もちろん、社内の営業担当や責任者は、他社がどういったサービスを提供しているかわかっているのですが、きれいにまとまったものはなかなか持っていません。ITの視点から、CRMについて、どの会社がどの仕組みを使ってお客様とのコミュニケーションをとっているのかということを一覧表にまとめるのです。そして、それを経営会議などで報告すると、期待以上に喜ばれます。

具体的な事例の情報は、ベンダーさんが多く持っています。特に、ベンダーさんの営業マンは売り込むことがまず念頭にあるので、冷静な客観的な意見が得られない場合があります。どうしても自社製品を売り込むために、色々と情報を調整をするからです。

一方、ベンダーさんのSEやエンジニアの方々は、非常に客観性を持った冷静な意見をおっしゃってくださる方が多く、担当営業マンよりも、テクニカルなバックグラウンドを持つエンジニアと親しくするようにしていました。

このように、普段からベンダーさんとは持ちつ持たれつという関係も必要かもしれません。困ったときに相談したり、わからないことがあった時に他社事例を引き出して参考にするという関係です。

プロジェクトが節目を迎えたときの食事会や忘年会などには積極的に招待して関係性を保つことです。関係性が極端に深くなるのは問題ですが、ある程度は、ベンダーさんとの協力関係を維持しておく努力も必要で、その後、強力な武器になります。

■ドローンを飛ばす

プロジェクト企画書をいよいよ出す前段階で、必ずやっておかなければいけないのは、社内にドローンを飛ばして、本当に今がタイミングかどうか、多くのユーザーが望んでいるかどうか、その温度を測ることです。

例えば、ユーザーが望んでいないのに、会社の決定権一つで主要なシステムを入れ替えるとなると、かなりの抵抗勢力が出てきます。つまり、自分たちがさほど困っていなければ、わざわざ現場の業務フローを変えたくないからです。長年継続してきた業務フローを変えるにはとてもエネルギーが必要だからです。

しかし、現場のオペレーションで非常に困っており、早くなんとか解決したいというムードが漂っているのであれば、プロジェクト企画を出すタイミングとしては非常に良いと思います。システム導入は、全社的なものになります。たとえ経営陣や情報システム部門がそれを推進しても、ユーザー側であまり乗り気でないとプロジェクトは成功にはたどり着けないからです。

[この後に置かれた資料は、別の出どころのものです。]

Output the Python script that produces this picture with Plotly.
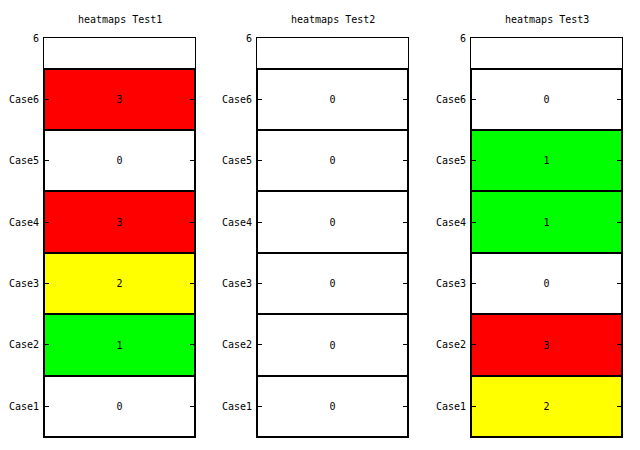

こうして社内にドローンを飛ばすような感覚で社内全体の温度をはかり、プロジェクトを始めるタイミングを見ることです。そのためには、雰囲気作りは絶対条件で、ユーザーはもちろん、経営陣に対しても、サプライズは絶対に起こさず、少しずつムードを高めて雰囲気を盛り上げていくことが非常に大切です。そのために、ドローンを飛ばしてプロジェクトに対する温度を計ることです。